Cybersecurity Announcement: Obama Moves in the Right Direction

There will be a lot of legitimate critiquing of President Obama's cybersecurity plan. But CSO Senior Editor Bill Brenner believes he deserves credit for moving the issue higher up the nation's priority list.

By , Senior Editor

May 29, 2009CSO

As I write this, the security community is buzzing with speculation over who President Obama will choose as his new, White House-based cybersecurity czar. My e-mail inbox is brimming with requests from PR folk who want me to interview their security vendor clients about the big announcement.

The PR push makes me wonder what the calls would be about. Perhaps their vendors have shiny new products to meet any company's cybersecurity-czar challenges?

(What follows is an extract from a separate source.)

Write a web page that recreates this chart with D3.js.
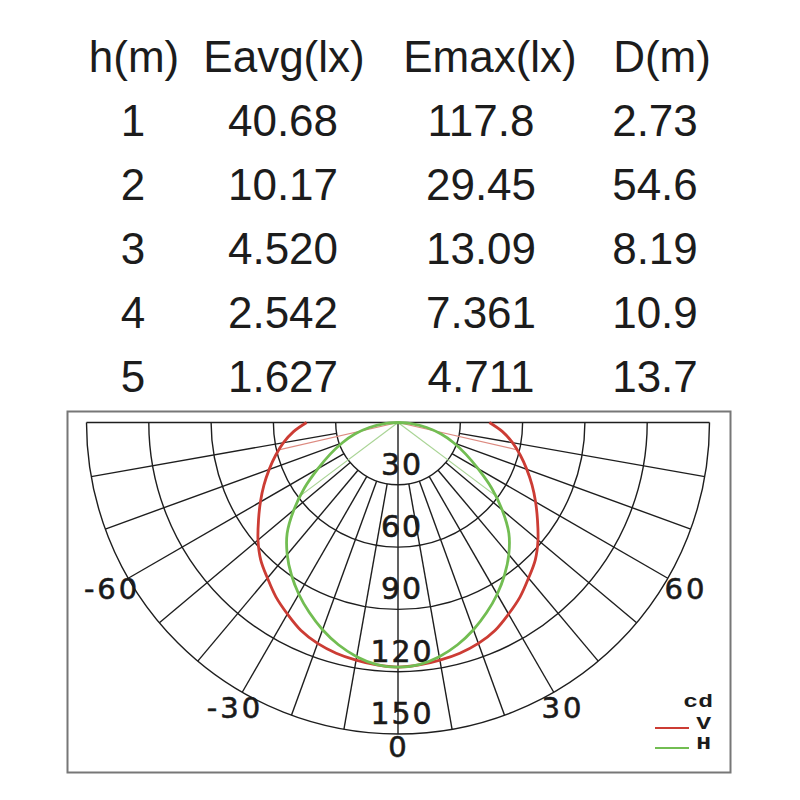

Maybe the product will automate the Administration's cybersecurity machinery in the event the new cyber czar quits in frustration after a few weeks or months. [See: Federal Cybersecurity Director Quits, Complains of NSA Role]

Bill Brenner

The thing is, for those of us who focus on Internet security for a living, nothing Obama says today will be new.

From the beginning Obama has floated the concept of putting cybersecurity more directly in White House hands. We all want to know who will get the position, but as of this writing the White House is saying candidates are still under consideration and no announcement to that effect will be coming today.

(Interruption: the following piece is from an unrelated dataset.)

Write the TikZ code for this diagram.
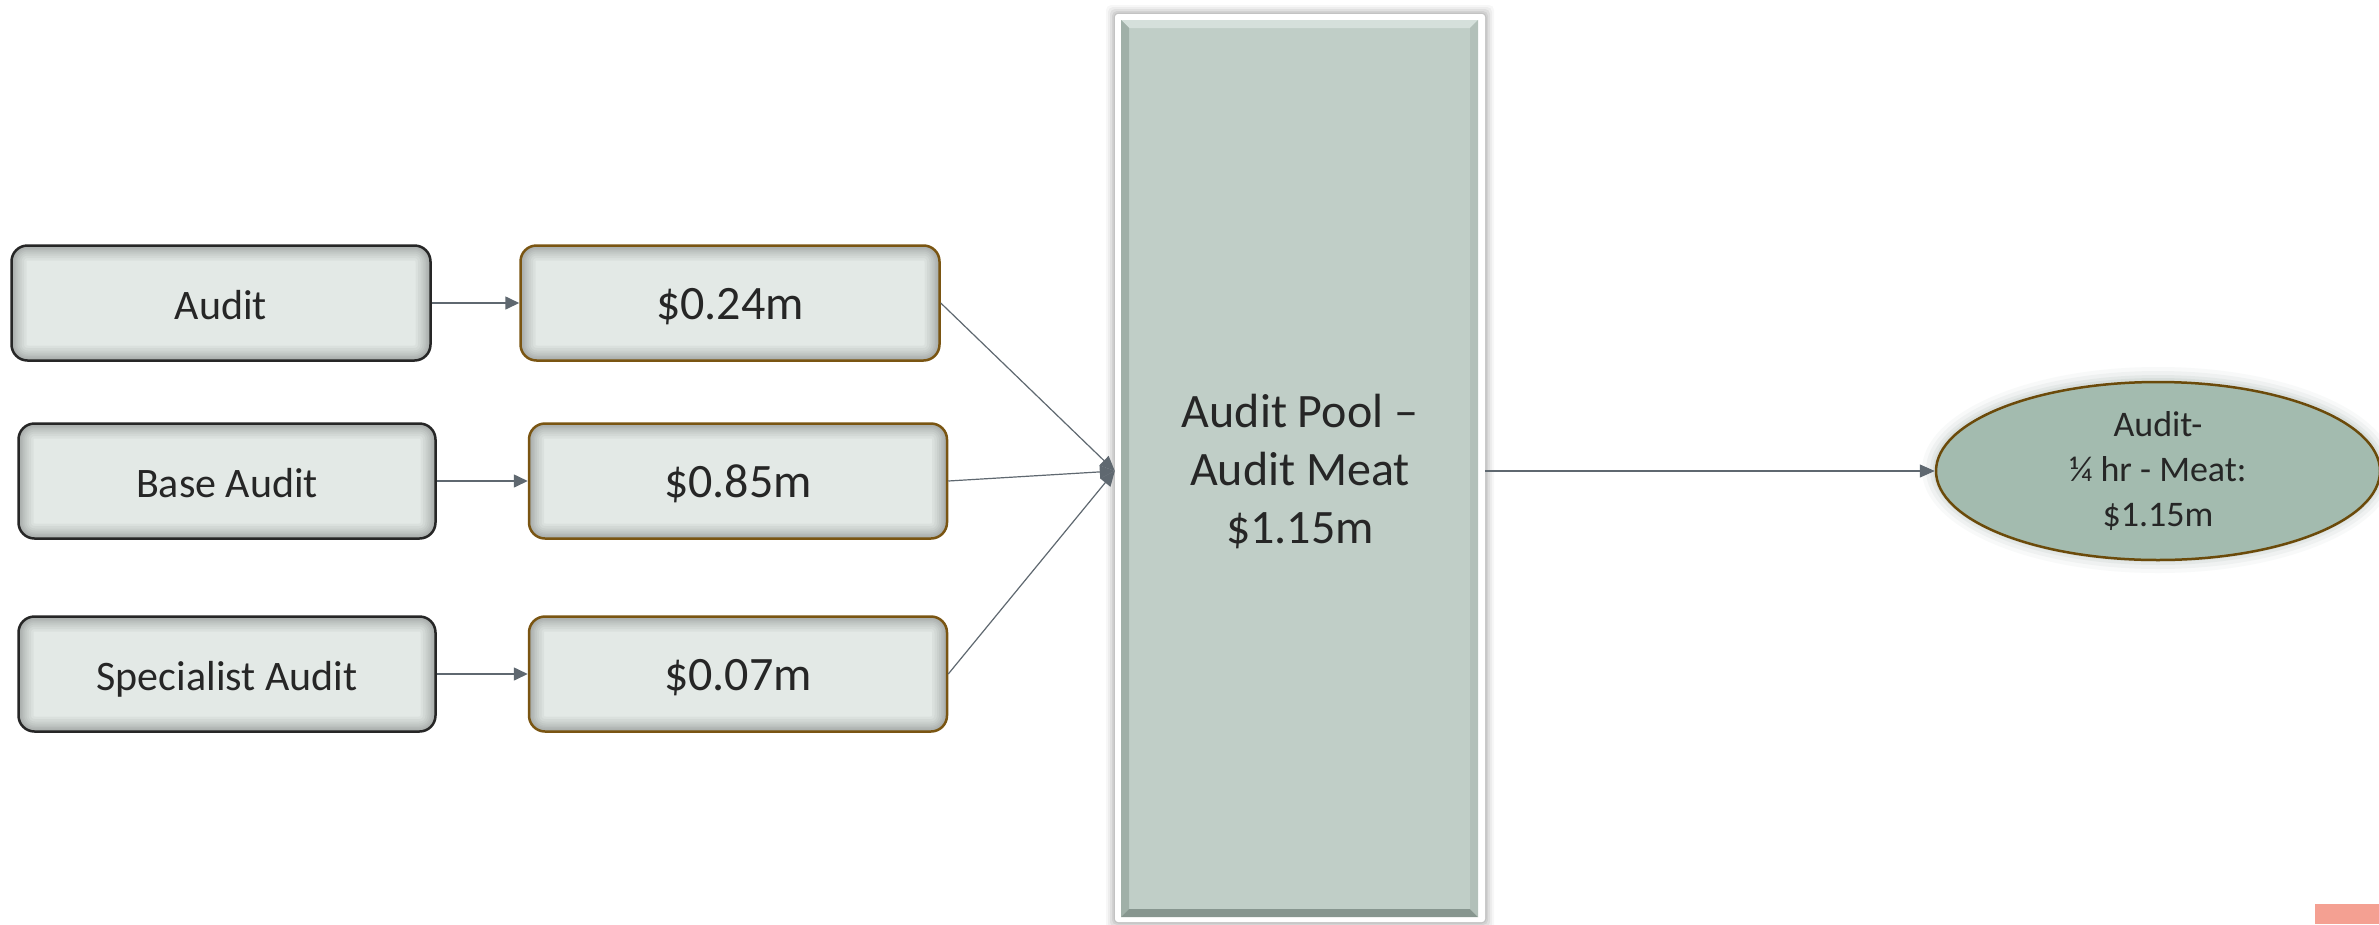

As for the 60-day review Obama ordered shortly after taking office, Melissa Hathaway, acting senior director for cyberspace for the National Security and Homeland Security Councils, ran through some of the high points at last month's RSA security conference [Why the Top U.S. Cyber Official is Losing Sleep]. We're supposed to get a deeper look at the details today, but I doubt we will hear anything we didn't already know.

We already know, as Hathaway put it last month, that "despite all of our efforts, our global digital infrastructure, based largely upon the Internet, is neither secure enough nor resilient enough for what we use it for today and will need in to the future" and that "this poses one of the most serious economic and national security challenges of the 21st century."

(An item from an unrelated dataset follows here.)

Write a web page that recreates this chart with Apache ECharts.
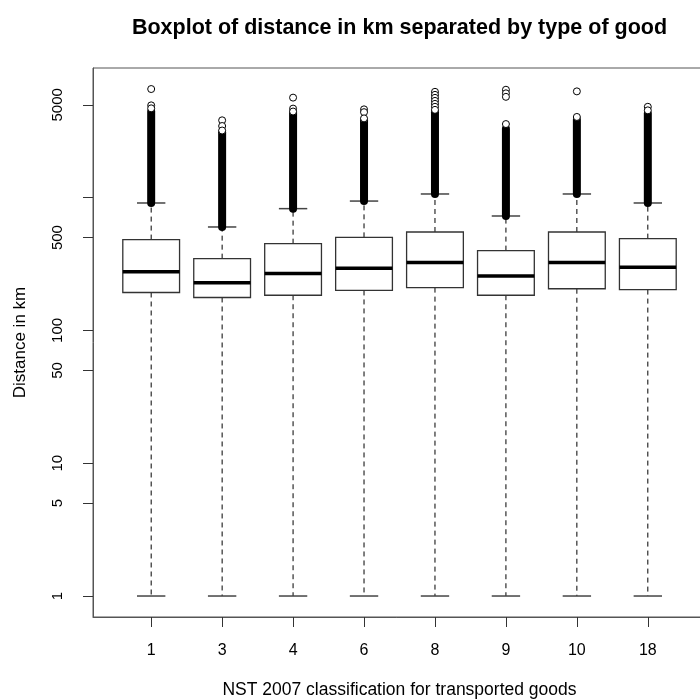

We already know that critical infrastructure, including the power grid and water supply system, is under threat from those who would hijack the IT machinery used to run it all. Industrial control systems, including SCADA (supervisory control and data acquisition) systems, have been in the crosshairs for years. Go back to 2003 for the example of the Slammer worm infesting systems at Ohio's Davis-Besse nuclear power plant. [Why SCADA Security Must Be Addressed]

And security experts have repeated time and again that a key to making things better is user education/awareness.

But the wider public isn't anywhere near as aware as it should be. For that reason, the activity coming from the White House today is cause for hope.